There are many strains of primeval therapy. One of the most interesting and awe-inspiring is incubation, a procedure that literally means “lying on the ground” and involves experiencing curative visions whilst asleep on the floor of a consecrated site, usually a cavern or temple. The autochthonous cultures of the world made ample use of incubation in prehistoric times and passed it onto the West through the doctor-priests of classical Greece. There appears to be some uncertainty as to the actual manner and nature of cross-cultural transmission, though what we can be sure about is that the Greek doctor-priests adopted the methodology of incubation as a primary therapeutic agent in the Asklepeia, or the sanctuaries to the god of medicine Asklepios.

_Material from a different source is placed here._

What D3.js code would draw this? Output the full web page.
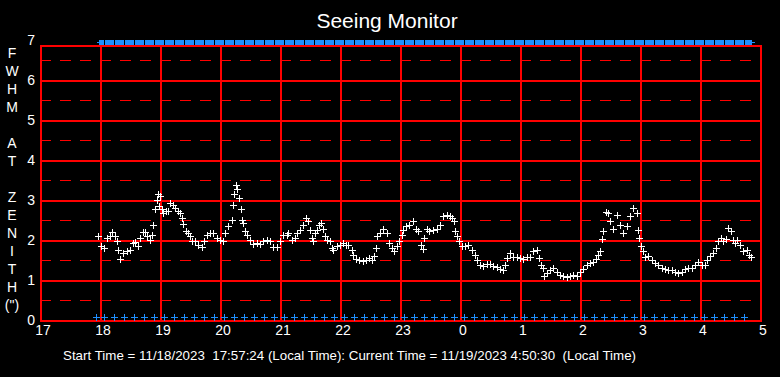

It appears that the agency through which healing was sought remained unchanged though the sacred place or womb in which the treatment was to be enacted changed from caves or other subterranean spaces to synthetic chambers, demonstrating a classical adaptation of primeval methods. Sickly wishing to be cured would travel to an Asklepian temple, the most famous of which was at Epidavros on the Saronic Gulf. There, a priest or priestess of the healer god would robe the patient in purple garments and bedeck him or her in laurels of coloured lilies. This was followed by instruction in preparatory therapeutic rites that included fasting and drinking two special tonics, the “Fountain of Memory” and the “Fountain of Forgetfulness” before being guided to the chamber where the remedial vision was to transpire. To heighten the participation mystique and facilitate a supernatural mood, the temple workers would sometimes inscribe beautiful prayers and accounts of miracles on the walls of the sanctuary. Sometimes the healers would invite the egregore of Asklepios into the underground chamber, called an abaton, by releasing serpents, the totemic animal of Asklepios into the chamber whilst the ailing slept complacent on a comfortable couch called a kline for the strict sake of accelerating the metaphysical healing.
During the night, the sick were supposed to experience “restorative dreams”, visions, oracles, and even supernatural encounters involving apparitions. There were no hard and fast rules as to how the cure would be bequeathed; it could originate from either one or all of these avenues. The last of these was an occurrence defined by the materialization of the healer god Asklepios before the patient while he or she remained fully conscious. According to the doctor-priests of the Asklepeia, the materialization was accompanied by a divine message containing medical advice. Cures oracular in nature involved dreams revealing instructions how the remedy might be created or found, and those involving visions were merely glimpses of the patient’s immediate future revealed through precognitive dreams. The most thought-provoking and remarkable from a Western perspective was definitely the phenomenon of a “restorative dream” that was a necessary prequel to the cure. In such an instance, oral hermeneutics was inconsequential simply because the experience of the dream itself meant that the patient would awaken with their health fully restored and rejuvenated.
As a curative process, the classical notion of incubation definitely brings to mind modern Jungian analysis were a patient and a practicing psychotherapist work together to make conscious the irruptions of the collective unconscious through hypnosis, guided visualization, dream therapy, and sand play therapy. The spectacle of “restorative dreams” is probably the only denomination of ancient incubation that doesn’t really have a modern equivalent. We know of no psychotherapeutic method where the identification of an archetypal symbol associated with a disease or condition in individual dreams is synonymous with the restoration of health. That’s probably what makes it so fascinating!
Lamentably, there is much about the nature of classical incubation that remains unknown. We still don’t know, for instance, what purpose labyrinthine pathways called tholoi drawn on the floors of certain Asklepeia played in the healing process, or the exact nature of the rites conducted before and after the healing process. Nonetheless the obscurity of this primeval tradition has not hampered its subsistence. Its essence survives in the ekoimisis of Greek Orthodox Christianity, a form of incubation still practiced at the Church of Panagia Tinou in the Cyclades island group in latter-day Greece by terminally ill and physically handicapped individuals seeking divine intercession.